↓↓↓

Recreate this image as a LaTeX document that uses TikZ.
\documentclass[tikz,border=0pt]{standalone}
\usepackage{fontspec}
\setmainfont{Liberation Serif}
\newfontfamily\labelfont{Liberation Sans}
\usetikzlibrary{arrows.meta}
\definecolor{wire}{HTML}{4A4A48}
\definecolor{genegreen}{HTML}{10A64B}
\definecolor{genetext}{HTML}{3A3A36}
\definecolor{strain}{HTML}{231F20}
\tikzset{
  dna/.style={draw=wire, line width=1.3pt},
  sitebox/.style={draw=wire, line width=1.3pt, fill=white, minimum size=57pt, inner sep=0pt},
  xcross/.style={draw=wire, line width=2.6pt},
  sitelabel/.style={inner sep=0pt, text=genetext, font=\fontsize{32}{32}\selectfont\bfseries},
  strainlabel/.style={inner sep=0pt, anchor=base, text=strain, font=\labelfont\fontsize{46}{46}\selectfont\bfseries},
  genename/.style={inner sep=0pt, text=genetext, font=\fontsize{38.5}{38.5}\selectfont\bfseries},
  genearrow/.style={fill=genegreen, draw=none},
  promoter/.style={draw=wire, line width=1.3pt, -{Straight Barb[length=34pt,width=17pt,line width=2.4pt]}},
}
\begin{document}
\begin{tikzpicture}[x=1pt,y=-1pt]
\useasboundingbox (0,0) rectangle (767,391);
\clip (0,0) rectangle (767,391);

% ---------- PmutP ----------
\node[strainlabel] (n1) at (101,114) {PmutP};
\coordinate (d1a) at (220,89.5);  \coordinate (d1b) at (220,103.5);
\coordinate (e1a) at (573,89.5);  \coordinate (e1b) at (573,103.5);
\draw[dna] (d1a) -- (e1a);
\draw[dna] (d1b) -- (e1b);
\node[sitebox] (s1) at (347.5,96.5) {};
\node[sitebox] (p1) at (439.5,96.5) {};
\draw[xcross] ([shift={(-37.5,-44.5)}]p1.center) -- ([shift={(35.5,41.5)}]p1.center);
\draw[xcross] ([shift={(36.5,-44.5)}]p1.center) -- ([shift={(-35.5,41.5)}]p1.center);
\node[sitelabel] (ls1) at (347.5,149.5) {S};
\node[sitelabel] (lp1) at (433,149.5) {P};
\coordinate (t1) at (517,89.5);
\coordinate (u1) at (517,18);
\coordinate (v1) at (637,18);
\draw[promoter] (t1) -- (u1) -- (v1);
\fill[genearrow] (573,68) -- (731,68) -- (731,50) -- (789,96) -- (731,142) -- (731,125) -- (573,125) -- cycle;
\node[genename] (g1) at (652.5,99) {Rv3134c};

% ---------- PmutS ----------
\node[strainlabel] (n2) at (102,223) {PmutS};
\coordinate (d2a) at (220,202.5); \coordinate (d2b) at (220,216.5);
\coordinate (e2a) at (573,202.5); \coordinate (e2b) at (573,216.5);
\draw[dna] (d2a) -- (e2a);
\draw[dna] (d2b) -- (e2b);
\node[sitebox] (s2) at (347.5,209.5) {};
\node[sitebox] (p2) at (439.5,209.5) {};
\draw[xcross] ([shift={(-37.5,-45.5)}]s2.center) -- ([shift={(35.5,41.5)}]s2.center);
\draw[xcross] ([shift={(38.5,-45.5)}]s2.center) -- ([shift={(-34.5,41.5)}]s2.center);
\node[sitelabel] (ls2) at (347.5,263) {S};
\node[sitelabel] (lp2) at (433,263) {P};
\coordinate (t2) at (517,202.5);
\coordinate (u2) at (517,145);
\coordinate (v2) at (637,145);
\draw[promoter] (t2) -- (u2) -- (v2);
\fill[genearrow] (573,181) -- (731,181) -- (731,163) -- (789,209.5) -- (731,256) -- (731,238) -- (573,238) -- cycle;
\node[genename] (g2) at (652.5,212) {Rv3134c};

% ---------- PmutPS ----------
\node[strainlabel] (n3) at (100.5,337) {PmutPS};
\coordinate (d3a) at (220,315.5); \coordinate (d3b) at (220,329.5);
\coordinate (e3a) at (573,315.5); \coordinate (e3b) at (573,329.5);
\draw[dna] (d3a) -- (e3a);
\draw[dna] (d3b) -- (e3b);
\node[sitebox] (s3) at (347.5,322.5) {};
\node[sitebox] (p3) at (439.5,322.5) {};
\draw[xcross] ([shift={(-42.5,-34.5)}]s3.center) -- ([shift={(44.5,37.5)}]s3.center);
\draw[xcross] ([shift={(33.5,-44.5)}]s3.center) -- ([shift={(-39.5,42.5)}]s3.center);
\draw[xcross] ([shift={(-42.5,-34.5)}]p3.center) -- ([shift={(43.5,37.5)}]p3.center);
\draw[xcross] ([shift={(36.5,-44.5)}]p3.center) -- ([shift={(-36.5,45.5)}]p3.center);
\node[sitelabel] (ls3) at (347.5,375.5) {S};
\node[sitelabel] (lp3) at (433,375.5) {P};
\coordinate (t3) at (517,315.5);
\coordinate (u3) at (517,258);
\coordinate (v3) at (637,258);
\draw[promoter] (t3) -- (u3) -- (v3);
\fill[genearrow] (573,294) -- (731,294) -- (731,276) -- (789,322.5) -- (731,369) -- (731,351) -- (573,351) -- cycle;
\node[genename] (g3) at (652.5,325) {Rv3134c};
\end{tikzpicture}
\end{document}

↑↑↑

§ **What you have to do**
Repeat the material in full, exactly as it stands.

§ **Finished exercise**
Recreate this image as a LaTeX document that uses TikZ.
\documentclass[tikz,border=0pt]{standalone}
\usepackage{fontspec}
\setmainfont{Liberation Serif}
\newfontfamily\labelfont{Liberation Sans}
\usetikzlibrary{arrows.meta}
\definecolor{wire}{HTML}{4A4A48}
\definecolor{genegreen}{HTML}{10A64B}
\definecolor{genetext}{HTML}{3A3A36}
\definecolor{strain}{HTML}{231F20}
\tikzset{
  dna/.style={draw=wire, line width=1.3pt},
  sitebox/.style={draw=wire, line width=1.3pt, fill=white, minimum size=57pt, inner sep=0pt},
  xcross/.style={draw=wire, line width=2.6pt},
  sitelabel/.style={inner sep=0pt, text=genetext, font=\fontsize{32}{32}\selectfont\bfseries},
  strainlabel/.style={inner sep=0pt, anchor=base, text=strain, font=\labelfont\fontsize{46}{46}\selectfont\bfseries},
  genename/.style={inner sep=0pt, text=genetext, font=\fontsize{38.5}{38.5}\selectfont\bfseries},
  genearrow/.style={fill=genegreen, draw=none},
  promoter/.style={draw=wire, line width=1.3pt, -{Straight Barb[length=34pt,width=17pt,line width=2.4pt]}},
}
\begin{document}
\begin{tikzpicture}[x=1pt,y=-1pt]
\useasboundingbox (0,0) rectangle (767,391);
\clip (0,0) rectangle (767,391);

% ---------- PmutP ----------
\node[strainlabel] (n1) at (101,114) {PmutP};
\coordinate (d1a) at (220,89.5);  \coordinate (d1b) at (220,103.5);
\coordinate (e1a) at (573,89.5);  \coordinate (e1b) at (573,103.5);
\draw[dna] (d1a) -- (e1a);
\draw[dna] (d1b) -- (e1b);
\node[sitebox] (s1) at (347.5,96.5) {};
\node[sitebox] (p1) at (439.5,96.5) {};
\draw[xcross] ([shift={(-37.5,-44.5)}]p1.center) -- ([shift={(35.5,41.5)}]p1.center);
\draw[xcross] ([shift={(36.5,-44.5)}]p1.center) -- ([shift={(-35.5,41.5)}]p1.center);
\node[sitelabel] (ls1) at (347.5,149.5) {S};
\node[sitelabel] (lp1) at (433,149.5) {P};
\coordinate (t1) at (517,89.5);
\coordinate (u1) at (517,18);
\coordinate (v1) at (637,18);
\draw[promoter] (t1) -- (u1) -- (v1);
\fill[genearrow] (573,68) -- (731,68) -- (731,50) -- (789,96) -- (731,142) -- (731,125) -- (573,125) -- cycle;
\node[genename] (g1) at (652.5,99) {Rv3134c};

% ---------- PmutS ----------
\node[strainlabel] (n2) at (102,223) {PmutS};
\coordinate (d2a) at (220,202.5); \coordinate (d2b) at (220,216.5);
\coordinate (e2a) at (573,202.5); \coordinate (e2b) at (573,216.5);
\draw[dna] (d2a) -- (e2a);
\draw[dna] (d2b) -- (e2b);
\node[sitebox] (s2) at (347.5,209.5) {};
\node[sitebox] (p2) at (439.5,209.5) {};
\draw[xcross] ([shift={(-37.5,-45.5)}]s2.center) -- ([shift={(35.5,41.5)}]s2.center);
\draw[xcross] ([shift={(38.5,-45.5)}]s2.center) -- ([shift={(-34.5,41.5)}]s2.center);
\node[sitelabel] (ls2) at (347.5,263) {S};
\node[sitelabel] (lp2) at (433,263) {P};
\coordinate (t2) at (517,202.5);
\coordinate (u2) at (517,145);
\coordinate (v2) at (637,145);
\draw[promoter] (t2) -- (u2) -- (v2);
\fill[genearrow] (573,181) -- (731,181) -- (731,163) -- (789,209.5) -- (731,256) -- (731,238) -- (573,238) -- cycle;
\node[genename] (g2) at (652.5,212) {Rv3134c};

% ---------- PmutPS ----------
\node[strainlabel] (n3) at (100.5,337) {PmutPS};
\coordinate (d3a) at (220,315.5); \coordinate (d3b) at (220,329.5);
\coordinate (e3a) at (573,315.5); \coordinate (e3b) at (573,329.5);
\draw[dna] (d3a) -- (e3a);
\draw[dna] (d3b) -- (e3b);
\node[sitebox] (s3) at (347.5,322.5) {};
\node[sitebox] (p3) at (439.5,322.5) {};
\draw[xcross] ([shift={(-42.5,-34.5)}]s3.center) -- ([shift={(44.5,37.5)}]s3.center);
\draw[xcross] ([shift={(33.5,-44.5)}]s3.center) -- ([shift={(-39.5,42.5)}]s3.center);
\draw[xcross] ([shift={(-42.5,-34.5)}]p3.center) -- ([shift={(43.5,37.5)}]p3.center);
\draw[xcross] ([shift={(36.5,-44.5)}]p3.center) -- ([shift={(-36.5,45.5)}]p3.center);
\node[sitelabel] (ls3) at (347.5,375.5) {S};
\node[sitelabel] (lp3) at (433,375.5) {P};
\coordinate (t3) at (517,315.5);
\coordinate (u3) at (517,258);
\coordinate (v3) at (637,258);
\draw[promoter] (t3) -- (u3) -- (v3);
\fill[genearrow] (573,294) -- (731,294) -- (731,276) -- (789,322.5) -- (731,369) -- (731,351) -- (573,351) -- cycle;
\node[genename] (g3) at (652.5,325) {Rv3134c};
\end{tikzpicture}
\end{document}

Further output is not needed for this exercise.